Much of the stubbornly high jobless rate in recent times actually has been the result of good news. The unemployment figures include only people actively seeking work, and the prospects of better times ahead have brought the disillusioned and the desperate back into the job market alongside thousands of graduating students. Their mass arrival is undercutting the very optimism that helped produce it.
"It could be a self-fulfilling nightmare," said Paul W. Boltz, vice president of T. Rowe Price. "The question for policy-makers is, 'How can we accelerate the growth rate?" Consumer spending accounts for two-thirds of U.S. economic activity. Without an increase, the recovery can go nowhere.
People still appear more intent on paying off old debts than incurring new ones. They also have less money to spend. Incomes over the past year have risen an average of 2.2 percentage points less than the inflation rate of 3.5 percent.
"The bottom line is that the gain in the economy we have had this year has not generated much income. Certainly, the consumer wasn't there this quarter," said Diane Swonk, a First Chicago Corp. economist.
"If we don't see more jobs in the third quarter, the risk of a fourth quarter like we had last year [when the economy went into reverse] goes up exponentially," she said.
Fear drove the Federal Reserve, roundly criticized for failing to pre-empt last year's double-dip recession, to drop its discount rate yesterday to 3 percent from 3.5 percent in an effort to forestall a "triple-dip."
The discount rate is the rate at which the Fed lends money to banks. It helps set the floor for the general level of interest rates, including the prime rate, and ultimately affects other types of credit.
With some interest rates already quite low, it's not clear that further cuts will generate much of a rebound.
"I really suspect we have a big demographic problem with housing. We have basically run out of yuppies," said Ed Yardeni, chief economist with C. J. Lawrence of New York who has lowered his projection of economic growth in the second quarter to 1.7 percent from 2 percent with the caveat that it could be below 1.5 percent.
Retail sales, which exploded in January and February, have gone flat, and orders for durable goods -- items that last more than three years, such as refrigerators and dishwashers -- fell 2.4 percent in May after increasing in March and April. Consumer spending, which increased 5 percent in the first quarter, is expected to increase about 1 in the second quarter.

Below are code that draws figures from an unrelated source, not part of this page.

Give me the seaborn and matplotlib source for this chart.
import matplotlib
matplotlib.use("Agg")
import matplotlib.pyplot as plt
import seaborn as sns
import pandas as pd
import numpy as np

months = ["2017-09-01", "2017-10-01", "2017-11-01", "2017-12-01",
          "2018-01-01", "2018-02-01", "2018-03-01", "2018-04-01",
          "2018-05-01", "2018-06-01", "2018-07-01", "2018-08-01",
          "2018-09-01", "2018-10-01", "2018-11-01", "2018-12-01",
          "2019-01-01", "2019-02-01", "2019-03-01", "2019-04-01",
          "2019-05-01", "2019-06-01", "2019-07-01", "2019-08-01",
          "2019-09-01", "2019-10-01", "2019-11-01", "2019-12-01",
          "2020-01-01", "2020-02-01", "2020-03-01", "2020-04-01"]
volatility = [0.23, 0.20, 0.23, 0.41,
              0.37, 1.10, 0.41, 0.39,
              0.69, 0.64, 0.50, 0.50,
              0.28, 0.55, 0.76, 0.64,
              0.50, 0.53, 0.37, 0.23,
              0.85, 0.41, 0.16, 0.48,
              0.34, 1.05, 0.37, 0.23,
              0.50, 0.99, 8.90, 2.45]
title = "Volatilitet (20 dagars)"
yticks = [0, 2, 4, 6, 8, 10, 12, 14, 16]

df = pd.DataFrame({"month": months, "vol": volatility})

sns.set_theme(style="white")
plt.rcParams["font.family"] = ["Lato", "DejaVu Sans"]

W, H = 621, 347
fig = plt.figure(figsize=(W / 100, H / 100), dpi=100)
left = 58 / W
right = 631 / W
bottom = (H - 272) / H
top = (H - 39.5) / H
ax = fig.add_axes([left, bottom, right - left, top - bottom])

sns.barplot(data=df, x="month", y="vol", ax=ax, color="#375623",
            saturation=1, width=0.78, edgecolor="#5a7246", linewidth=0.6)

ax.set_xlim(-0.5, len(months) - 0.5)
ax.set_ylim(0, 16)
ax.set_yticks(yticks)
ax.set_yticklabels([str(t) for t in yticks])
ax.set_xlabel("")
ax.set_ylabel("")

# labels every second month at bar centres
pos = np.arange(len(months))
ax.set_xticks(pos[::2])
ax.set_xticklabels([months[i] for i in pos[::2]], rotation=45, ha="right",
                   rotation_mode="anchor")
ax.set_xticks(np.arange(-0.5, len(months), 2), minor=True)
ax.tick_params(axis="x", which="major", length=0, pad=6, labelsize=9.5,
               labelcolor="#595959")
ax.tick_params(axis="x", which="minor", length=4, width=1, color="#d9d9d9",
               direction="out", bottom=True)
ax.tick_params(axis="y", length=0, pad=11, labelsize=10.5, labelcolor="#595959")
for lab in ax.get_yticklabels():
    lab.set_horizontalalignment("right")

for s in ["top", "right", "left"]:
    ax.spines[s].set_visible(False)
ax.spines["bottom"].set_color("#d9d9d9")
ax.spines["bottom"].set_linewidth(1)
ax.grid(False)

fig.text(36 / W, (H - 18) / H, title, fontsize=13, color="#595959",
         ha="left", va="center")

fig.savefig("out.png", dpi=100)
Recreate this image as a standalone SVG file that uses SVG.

As well as being stalled economically, the country is politically stymied. This recovery is missing a crucial element: fiscal stimulus. All the talk of tax cuts for the middle class and capital gains breaks for rich investors has come to nought in an election year stand-off between President Bush and the Democratic-controlled Congress.
Meanwhile, 10 million Americans are out of work, an estimated 1 million are too discouraged to look for work, 6 million have only part-time jobs, and the economy stubbornly resists offering them better opportunities.